● **GIVEN EXERCISE**
Retype the data that follows line by line, exactly, and leave its pictures out.
╔══
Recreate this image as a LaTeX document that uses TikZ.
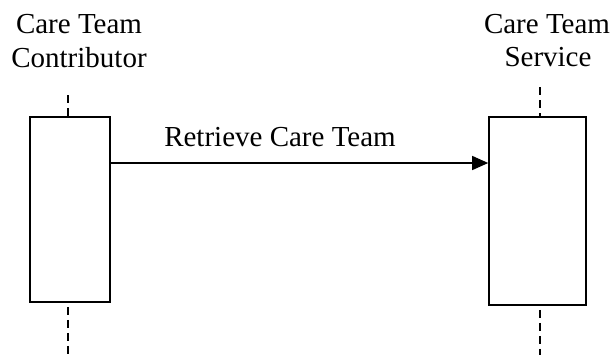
\documentclass[tikz,border=0pt]{standalone}
\usepackage{fontspec}
\setmainfont{Liberation Serif}
\usetikzlibrary{arrows.meta}
\begin{document}
\begin{tikzpicture}[x=1pt,y=-1pt,
  lbl/.style={font=\fontsize{29}{34}\selectfont, inner sep=0pt, anchor=base, align=center},
  actbox/.style={draw, line width=1.6pt, inner sep=0pt, minimum width=#1},
  lifeline/.style={line width=1.8pt, dash pattern=on 8pt off 5pt},
  msg/.style={line width=1.4pt, -{Triangle[length=16pt,width=14pt]}}]
\useasboundingbox (0,0) rectangle (614,362);
% labels
\node[lbl] (l1) at (79,33) {Care Team};
\node[lbl] (l2) at (79,67) {Contributor};
\node[lbl] (r1) at (547,33) {Care Team};
\node[lbl] (r2) at (548,66) {Service};
% boxes
\node[actbox=80pt, minimum height=185pt] (lbox) at (70,209.5) {};
\node[actbox=97pt, minimum height=188pt] (rbox) at (537.5,211) {};
% lifelines
\coordinate (lt) at (68,95);
\coordinate (lb) at (68,357);
\coordinate (rt) at (540,87);
\coordinate (rb) at (540,355);
\draw[lifeline] (lt) -- (lt |- lbox.north);
\draw[lifeline] (lt |- lbox.south) ++(0,4) -- (lb);
\draw[lifeline] (rt) -- (rt |- rbox.north);
\draw[lifeline] (rt |- rbox.south) ++(0,4) -- (rb);
% message
\coordinate (my) at (0,163);
\draw[msg] (lbox.east |- my) -- (rbox.west |- my);
\node[lbl] (m) at (280,146) {Retrieve Care Team};
\end{tikzpicture}
\end{document}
╚══
● **TASK OUTPUT**
Recreate this image as a LaTeX document that uses TikZ.
\documentclass[tikz,border=0pt]{standalone}
\usepackage{fontspec}
\setmainfont{Liberation Serif}
\usetikzlibrary{arrows.meta}
\begin{document}
\begin{tikzpicture}[x=1pt,y=-1pt,
  lbl/.style={font=\fontsize{29}{34}\selectfont, inner sep=0pt, anchor=base, align=center},
  actbox/.style={draw, line width=1.6pt, inner sep=0pt, minimum width=#1},
  lifeline/.style={line width=1.8pt, dash pattern=on 8pt off 5pt},
  msg/.style={line width=1.4pt, -{Triangle[length=16pt,width=14pt]}}]
\useasboundingbox (0,0) rectangle (614,362);
% labels
\node[lbl] (l1) at (79,33) {Care Team};
\node[lbl] (l2) at (79,67) {Contributor};
\node[lbl] (r1) at (547,33) {Care Team};
\node[lbl] (r2) at (548,66) {Service};
% boxes
\node[actbox=80pt, minimum height=185pt] (lbox) at (70,209.5) {};
\node[actbox=97pt, minimum height=188pt] (rbox) at (537.5,211) {};
% lifelines
\coordinate (lt) at (68,95);
\coordinate (lb) at (68,357);
\coordinate (rt) at (540,87);
\coordinate (rb) at (540,355);
\draw[lifeline] (lt) -- (lt |- lbox.north);
\draw[lifeline] (lt |- lbox.south) ++(0,4) -- (lb);
\draw[lifeline] (rt) -- (rt |- rbox.north);
\draw[lifeline] (rt |- rbox.south) ++(0,4) -- (rb);
% message
\coordinate (my) at (0,163);
\draw[msg] (lbox.east |- my) -- (rbox.west |- my);
\node[lbl] (m) at (280,146) {Retrieve Care Team};
\end{tikzpicture}
\end{document}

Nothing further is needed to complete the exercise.